> _Task description_: Identify the lines that contain the string "drawn" and report only how many there are.

(Dataset records)
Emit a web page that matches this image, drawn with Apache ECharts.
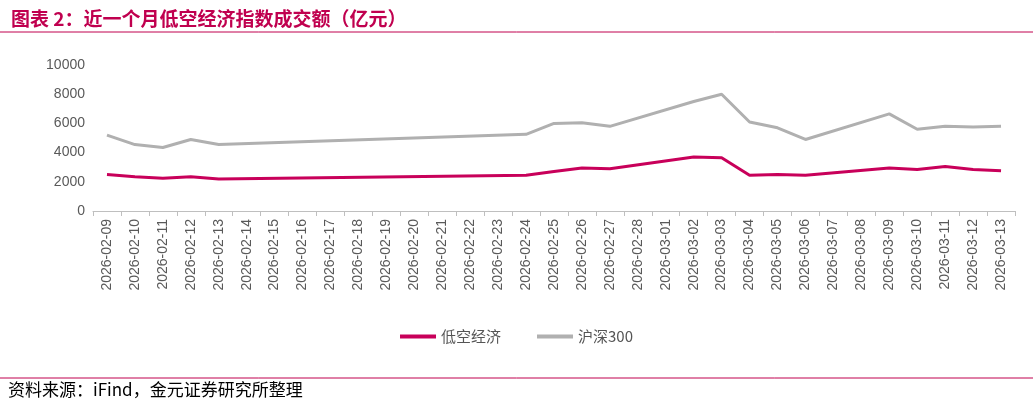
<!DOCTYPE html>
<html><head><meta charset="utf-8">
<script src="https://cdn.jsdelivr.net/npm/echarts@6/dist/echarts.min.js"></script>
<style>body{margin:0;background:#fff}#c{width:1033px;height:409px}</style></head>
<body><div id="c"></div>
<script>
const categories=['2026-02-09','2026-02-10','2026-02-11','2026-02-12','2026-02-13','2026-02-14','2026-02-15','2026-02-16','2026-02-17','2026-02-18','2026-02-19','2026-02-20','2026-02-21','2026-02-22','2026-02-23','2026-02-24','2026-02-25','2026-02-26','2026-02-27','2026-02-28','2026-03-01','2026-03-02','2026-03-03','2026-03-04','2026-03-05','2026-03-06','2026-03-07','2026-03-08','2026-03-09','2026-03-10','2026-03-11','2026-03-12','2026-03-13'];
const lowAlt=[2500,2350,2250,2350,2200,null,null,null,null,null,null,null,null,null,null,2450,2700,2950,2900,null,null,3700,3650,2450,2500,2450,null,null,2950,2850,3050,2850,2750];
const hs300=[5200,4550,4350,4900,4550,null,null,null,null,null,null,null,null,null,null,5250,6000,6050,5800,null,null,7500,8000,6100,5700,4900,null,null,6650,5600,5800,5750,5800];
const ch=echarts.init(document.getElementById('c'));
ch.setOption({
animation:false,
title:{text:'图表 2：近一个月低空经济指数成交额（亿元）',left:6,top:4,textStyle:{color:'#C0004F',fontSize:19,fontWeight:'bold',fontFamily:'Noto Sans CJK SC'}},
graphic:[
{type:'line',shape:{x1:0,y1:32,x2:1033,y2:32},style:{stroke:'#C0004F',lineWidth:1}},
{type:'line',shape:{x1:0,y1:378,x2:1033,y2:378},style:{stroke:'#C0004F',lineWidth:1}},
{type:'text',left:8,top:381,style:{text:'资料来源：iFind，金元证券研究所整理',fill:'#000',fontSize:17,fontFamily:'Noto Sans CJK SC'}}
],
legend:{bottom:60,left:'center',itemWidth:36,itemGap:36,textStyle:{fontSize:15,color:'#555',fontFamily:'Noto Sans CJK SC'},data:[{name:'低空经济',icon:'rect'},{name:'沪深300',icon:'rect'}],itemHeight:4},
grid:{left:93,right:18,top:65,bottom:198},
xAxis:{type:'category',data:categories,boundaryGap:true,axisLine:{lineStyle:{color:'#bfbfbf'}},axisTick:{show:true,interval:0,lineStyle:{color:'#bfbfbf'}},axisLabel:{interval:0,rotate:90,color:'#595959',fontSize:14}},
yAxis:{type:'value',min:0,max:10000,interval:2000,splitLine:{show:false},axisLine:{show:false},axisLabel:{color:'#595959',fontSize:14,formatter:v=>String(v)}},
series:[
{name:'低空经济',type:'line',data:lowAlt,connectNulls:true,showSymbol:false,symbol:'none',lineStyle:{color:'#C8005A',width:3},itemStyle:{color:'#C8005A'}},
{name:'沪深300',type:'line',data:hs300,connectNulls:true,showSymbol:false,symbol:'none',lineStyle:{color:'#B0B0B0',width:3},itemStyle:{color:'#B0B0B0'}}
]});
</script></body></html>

--

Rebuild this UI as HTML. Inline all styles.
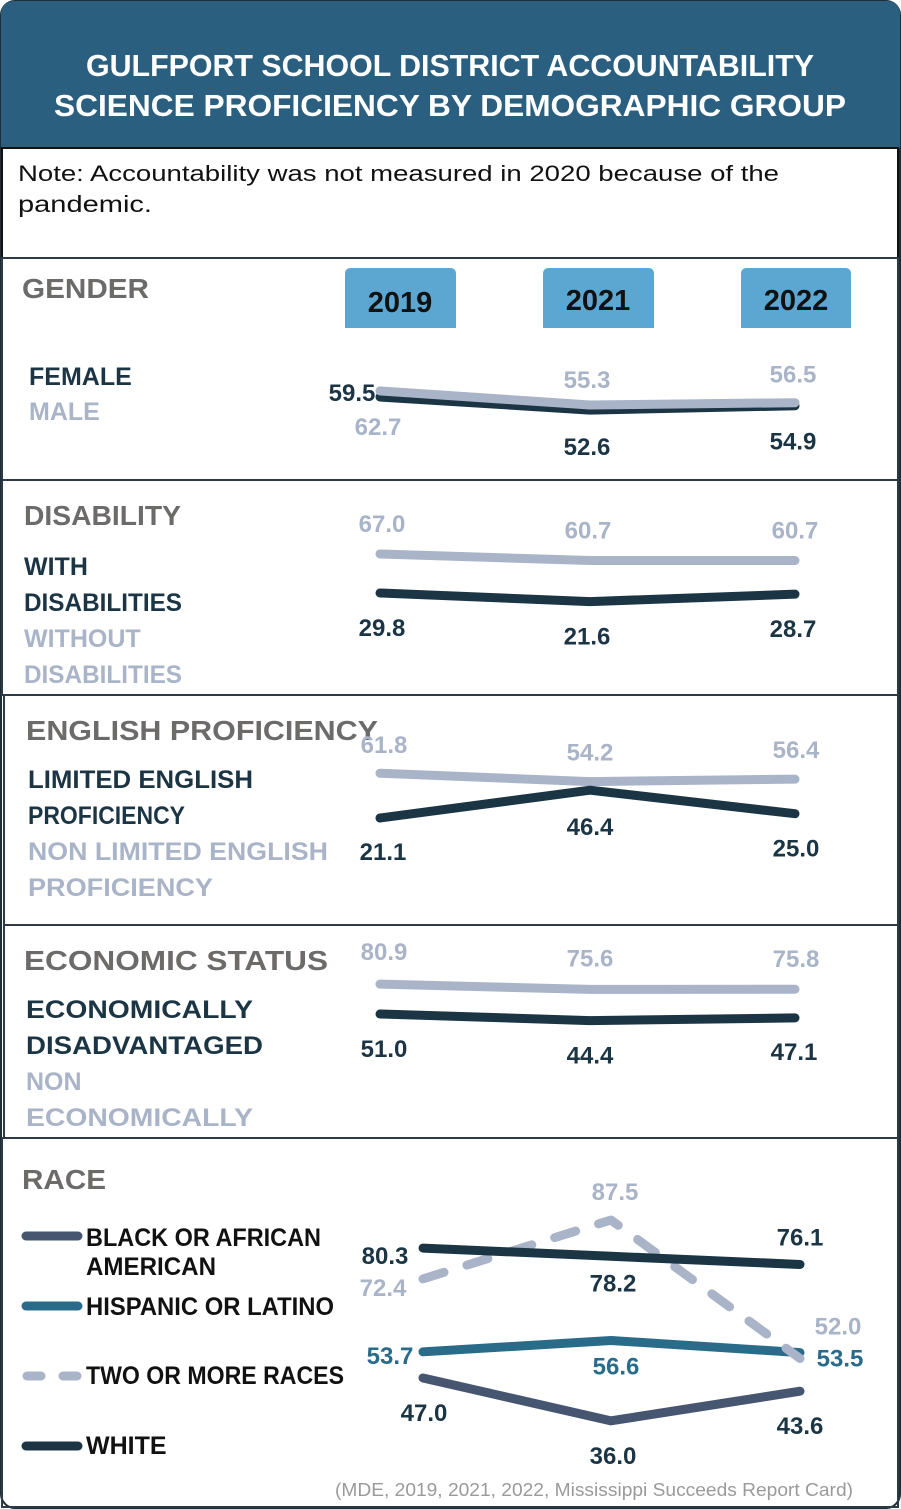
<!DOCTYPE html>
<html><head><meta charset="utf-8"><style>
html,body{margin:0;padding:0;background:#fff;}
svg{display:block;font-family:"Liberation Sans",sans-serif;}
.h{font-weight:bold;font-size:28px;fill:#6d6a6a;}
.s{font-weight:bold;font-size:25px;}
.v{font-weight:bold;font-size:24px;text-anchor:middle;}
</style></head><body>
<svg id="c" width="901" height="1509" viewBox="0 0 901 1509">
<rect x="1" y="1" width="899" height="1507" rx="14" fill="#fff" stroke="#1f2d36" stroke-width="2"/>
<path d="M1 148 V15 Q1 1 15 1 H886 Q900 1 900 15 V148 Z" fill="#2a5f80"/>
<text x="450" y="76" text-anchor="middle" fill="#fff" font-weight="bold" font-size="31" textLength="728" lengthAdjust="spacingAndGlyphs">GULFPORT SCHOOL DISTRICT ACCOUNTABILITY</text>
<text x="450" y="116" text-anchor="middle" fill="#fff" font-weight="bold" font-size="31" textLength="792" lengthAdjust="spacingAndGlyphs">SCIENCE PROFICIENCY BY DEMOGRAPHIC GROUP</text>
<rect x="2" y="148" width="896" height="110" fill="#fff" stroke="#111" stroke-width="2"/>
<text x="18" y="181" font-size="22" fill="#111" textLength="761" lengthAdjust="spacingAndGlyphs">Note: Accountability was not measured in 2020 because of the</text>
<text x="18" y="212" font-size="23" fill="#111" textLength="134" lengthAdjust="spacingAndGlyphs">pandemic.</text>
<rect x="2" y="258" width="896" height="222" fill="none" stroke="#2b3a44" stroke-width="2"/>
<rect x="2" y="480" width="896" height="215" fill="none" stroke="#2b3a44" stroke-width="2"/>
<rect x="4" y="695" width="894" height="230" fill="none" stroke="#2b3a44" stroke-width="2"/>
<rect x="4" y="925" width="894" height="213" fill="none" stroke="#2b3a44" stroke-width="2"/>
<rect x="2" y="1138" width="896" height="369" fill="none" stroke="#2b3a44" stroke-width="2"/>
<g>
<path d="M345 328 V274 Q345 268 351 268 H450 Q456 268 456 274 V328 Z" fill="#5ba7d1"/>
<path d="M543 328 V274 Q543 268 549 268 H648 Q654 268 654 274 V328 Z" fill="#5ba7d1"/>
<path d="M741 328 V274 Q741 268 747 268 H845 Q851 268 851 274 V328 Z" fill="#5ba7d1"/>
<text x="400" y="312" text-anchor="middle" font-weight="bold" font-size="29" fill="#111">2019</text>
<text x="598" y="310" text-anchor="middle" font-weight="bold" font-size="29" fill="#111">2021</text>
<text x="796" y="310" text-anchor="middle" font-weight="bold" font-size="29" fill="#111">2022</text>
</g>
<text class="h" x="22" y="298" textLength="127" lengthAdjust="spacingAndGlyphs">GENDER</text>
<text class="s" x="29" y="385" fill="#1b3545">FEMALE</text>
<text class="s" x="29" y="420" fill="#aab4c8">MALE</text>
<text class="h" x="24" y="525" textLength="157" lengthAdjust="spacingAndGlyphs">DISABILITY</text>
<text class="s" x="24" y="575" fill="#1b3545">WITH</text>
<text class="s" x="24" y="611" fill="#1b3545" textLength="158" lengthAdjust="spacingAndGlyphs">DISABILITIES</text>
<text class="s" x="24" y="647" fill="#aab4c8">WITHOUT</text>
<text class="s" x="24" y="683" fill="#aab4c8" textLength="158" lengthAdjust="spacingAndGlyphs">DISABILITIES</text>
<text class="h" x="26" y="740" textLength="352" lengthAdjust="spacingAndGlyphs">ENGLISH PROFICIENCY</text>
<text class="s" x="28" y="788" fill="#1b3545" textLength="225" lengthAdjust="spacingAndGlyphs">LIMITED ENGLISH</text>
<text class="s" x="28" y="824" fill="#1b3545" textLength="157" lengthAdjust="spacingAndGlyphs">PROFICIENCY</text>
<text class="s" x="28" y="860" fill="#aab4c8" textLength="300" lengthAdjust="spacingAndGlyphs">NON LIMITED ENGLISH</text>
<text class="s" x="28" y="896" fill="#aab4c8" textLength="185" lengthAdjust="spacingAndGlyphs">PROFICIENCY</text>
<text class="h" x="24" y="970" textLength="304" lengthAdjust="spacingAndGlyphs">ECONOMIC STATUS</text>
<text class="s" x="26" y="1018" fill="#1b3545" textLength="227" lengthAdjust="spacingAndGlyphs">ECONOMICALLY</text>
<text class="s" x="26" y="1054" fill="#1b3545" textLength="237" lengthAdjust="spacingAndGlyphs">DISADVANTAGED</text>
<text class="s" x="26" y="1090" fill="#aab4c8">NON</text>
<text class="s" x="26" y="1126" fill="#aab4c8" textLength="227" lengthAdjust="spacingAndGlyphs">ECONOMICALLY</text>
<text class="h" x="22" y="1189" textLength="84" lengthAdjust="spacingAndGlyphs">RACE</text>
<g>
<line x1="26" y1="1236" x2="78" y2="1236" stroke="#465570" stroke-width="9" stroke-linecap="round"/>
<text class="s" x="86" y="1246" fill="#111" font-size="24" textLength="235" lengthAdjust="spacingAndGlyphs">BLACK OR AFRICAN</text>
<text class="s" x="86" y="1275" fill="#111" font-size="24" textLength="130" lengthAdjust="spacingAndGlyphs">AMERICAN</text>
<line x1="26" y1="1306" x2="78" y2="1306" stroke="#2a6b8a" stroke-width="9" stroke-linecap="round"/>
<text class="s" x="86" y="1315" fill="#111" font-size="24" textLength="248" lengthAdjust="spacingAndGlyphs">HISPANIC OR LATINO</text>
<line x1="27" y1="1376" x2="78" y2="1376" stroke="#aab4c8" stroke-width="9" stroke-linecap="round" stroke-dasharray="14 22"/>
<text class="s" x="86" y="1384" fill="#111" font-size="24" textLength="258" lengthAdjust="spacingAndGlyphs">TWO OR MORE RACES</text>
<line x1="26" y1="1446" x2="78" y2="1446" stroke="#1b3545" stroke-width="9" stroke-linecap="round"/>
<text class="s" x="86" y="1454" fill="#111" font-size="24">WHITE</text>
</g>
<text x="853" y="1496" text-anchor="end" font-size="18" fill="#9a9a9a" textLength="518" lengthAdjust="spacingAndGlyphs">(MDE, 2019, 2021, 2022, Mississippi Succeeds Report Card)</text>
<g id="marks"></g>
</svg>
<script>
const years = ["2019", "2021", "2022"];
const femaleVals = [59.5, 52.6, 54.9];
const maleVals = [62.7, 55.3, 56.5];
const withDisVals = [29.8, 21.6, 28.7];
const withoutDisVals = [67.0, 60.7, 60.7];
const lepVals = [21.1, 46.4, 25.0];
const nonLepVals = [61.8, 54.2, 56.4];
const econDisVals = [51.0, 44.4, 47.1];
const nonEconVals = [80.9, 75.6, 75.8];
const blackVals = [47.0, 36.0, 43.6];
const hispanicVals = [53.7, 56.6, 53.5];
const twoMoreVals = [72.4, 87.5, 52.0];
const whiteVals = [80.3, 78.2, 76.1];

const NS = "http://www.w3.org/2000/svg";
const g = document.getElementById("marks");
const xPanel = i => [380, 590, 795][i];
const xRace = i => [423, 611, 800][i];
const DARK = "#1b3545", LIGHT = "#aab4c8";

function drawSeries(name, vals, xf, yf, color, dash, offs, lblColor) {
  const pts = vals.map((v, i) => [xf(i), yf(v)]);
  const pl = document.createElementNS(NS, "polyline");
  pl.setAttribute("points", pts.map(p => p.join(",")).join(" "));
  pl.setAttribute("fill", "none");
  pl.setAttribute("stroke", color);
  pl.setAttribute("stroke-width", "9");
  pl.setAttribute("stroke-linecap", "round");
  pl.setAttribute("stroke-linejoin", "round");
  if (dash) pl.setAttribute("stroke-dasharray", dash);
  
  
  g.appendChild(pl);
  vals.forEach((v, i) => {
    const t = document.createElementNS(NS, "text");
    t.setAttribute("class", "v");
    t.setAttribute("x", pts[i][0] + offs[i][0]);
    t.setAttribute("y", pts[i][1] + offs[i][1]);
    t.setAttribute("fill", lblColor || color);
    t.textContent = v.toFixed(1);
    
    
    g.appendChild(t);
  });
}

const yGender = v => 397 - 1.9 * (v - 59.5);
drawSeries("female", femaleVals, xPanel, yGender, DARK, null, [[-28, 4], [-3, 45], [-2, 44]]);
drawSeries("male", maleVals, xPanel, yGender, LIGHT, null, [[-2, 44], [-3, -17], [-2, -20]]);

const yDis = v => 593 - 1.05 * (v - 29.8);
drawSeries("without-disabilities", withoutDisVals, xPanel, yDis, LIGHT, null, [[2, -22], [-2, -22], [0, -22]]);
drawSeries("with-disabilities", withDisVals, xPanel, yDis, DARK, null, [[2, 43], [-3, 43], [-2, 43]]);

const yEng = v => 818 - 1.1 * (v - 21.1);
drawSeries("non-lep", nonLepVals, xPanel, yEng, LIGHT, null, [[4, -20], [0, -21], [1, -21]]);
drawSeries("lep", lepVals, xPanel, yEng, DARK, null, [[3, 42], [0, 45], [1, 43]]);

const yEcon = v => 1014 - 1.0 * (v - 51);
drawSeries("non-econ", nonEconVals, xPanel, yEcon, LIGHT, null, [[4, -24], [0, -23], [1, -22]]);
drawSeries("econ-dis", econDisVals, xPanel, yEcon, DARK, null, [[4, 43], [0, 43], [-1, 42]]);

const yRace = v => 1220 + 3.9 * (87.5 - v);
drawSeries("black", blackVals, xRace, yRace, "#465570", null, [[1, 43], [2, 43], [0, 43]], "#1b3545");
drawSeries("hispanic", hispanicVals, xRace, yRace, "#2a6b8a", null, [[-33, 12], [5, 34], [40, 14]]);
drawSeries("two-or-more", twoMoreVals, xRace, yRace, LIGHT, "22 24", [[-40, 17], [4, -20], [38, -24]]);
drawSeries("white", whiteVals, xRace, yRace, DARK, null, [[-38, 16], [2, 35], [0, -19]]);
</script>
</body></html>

==

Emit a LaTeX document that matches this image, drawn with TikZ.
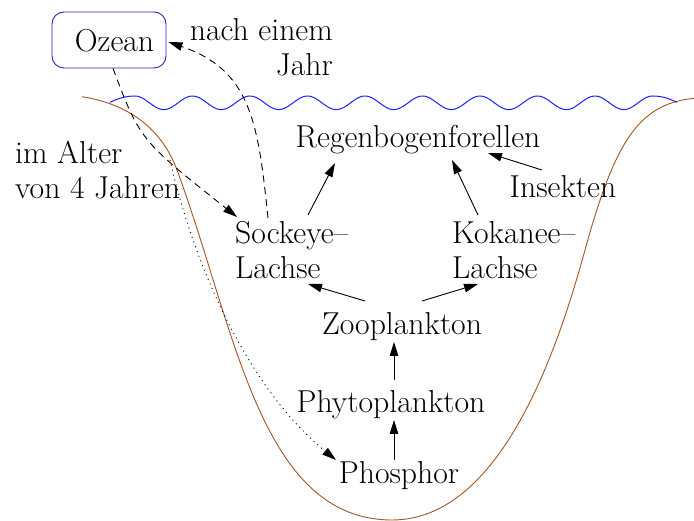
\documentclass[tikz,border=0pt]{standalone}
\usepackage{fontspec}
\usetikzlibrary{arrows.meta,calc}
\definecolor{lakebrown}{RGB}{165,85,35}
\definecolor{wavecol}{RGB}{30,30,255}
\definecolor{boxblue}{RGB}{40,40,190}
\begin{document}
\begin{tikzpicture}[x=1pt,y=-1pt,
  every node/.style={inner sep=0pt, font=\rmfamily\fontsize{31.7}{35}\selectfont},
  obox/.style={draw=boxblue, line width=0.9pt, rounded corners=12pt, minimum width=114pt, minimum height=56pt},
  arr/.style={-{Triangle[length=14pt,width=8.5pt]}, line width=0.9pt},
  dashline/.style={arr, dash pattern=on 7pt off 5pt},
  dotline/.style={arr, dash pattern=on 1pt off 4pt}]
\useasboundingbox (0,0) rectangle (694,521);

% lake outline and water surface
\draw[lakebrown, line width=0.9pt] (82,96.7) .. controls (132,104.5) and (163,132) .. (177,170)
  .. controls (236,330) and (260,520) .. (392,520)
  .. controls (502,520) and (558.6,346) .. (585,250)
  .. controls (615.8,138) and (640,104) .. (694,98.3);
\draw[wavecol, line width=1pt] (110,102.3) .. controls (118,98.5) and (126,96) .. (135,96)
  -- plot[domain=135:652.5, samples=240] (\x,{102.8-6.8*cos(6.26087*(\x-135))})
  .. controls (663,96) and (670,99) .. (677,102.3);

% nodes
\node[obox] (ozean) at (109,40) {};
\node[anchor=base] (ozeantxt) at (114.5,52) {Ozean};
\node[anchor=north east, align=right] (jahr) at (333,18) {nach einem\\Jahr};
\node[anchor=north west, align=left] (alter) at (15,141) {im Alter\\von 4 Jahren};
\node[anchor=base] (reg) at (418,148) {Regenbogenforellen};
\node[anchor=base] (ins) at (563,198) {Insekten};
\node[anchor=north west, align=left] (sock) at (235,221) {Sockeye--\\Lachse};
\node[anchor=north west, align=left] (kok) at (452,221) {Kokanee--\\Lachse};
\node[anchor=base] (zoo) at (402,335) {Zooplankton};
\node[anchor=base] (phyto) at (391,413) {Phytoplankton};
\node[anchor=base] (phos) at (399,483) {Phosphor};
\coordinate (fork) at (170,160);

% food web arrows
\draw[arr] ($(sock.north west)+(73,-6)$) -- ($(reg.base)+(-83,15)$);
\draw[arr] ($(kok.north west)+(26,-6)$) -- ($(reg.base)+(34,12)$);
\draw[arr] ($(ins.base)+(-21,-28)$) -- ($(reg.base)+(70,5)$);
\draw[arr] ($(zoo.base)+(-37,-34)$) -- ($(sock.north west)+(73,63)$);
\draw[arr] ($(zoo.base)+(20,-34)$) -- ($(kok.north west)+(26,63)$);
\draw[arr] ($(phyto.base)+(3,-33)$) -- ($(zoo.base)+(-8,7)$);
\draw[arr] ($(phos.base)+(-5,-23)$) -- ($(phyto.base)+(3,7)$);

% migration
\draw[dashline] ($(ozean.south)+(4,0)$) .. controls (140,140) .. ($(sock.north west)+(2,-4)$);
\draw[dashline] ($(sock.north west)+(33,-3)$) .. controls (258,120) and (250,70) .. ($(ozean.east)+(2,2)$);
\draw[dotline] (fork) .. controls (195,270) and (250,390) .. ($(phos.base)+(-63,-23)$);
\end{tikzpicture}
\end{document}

> _Right answer_: 2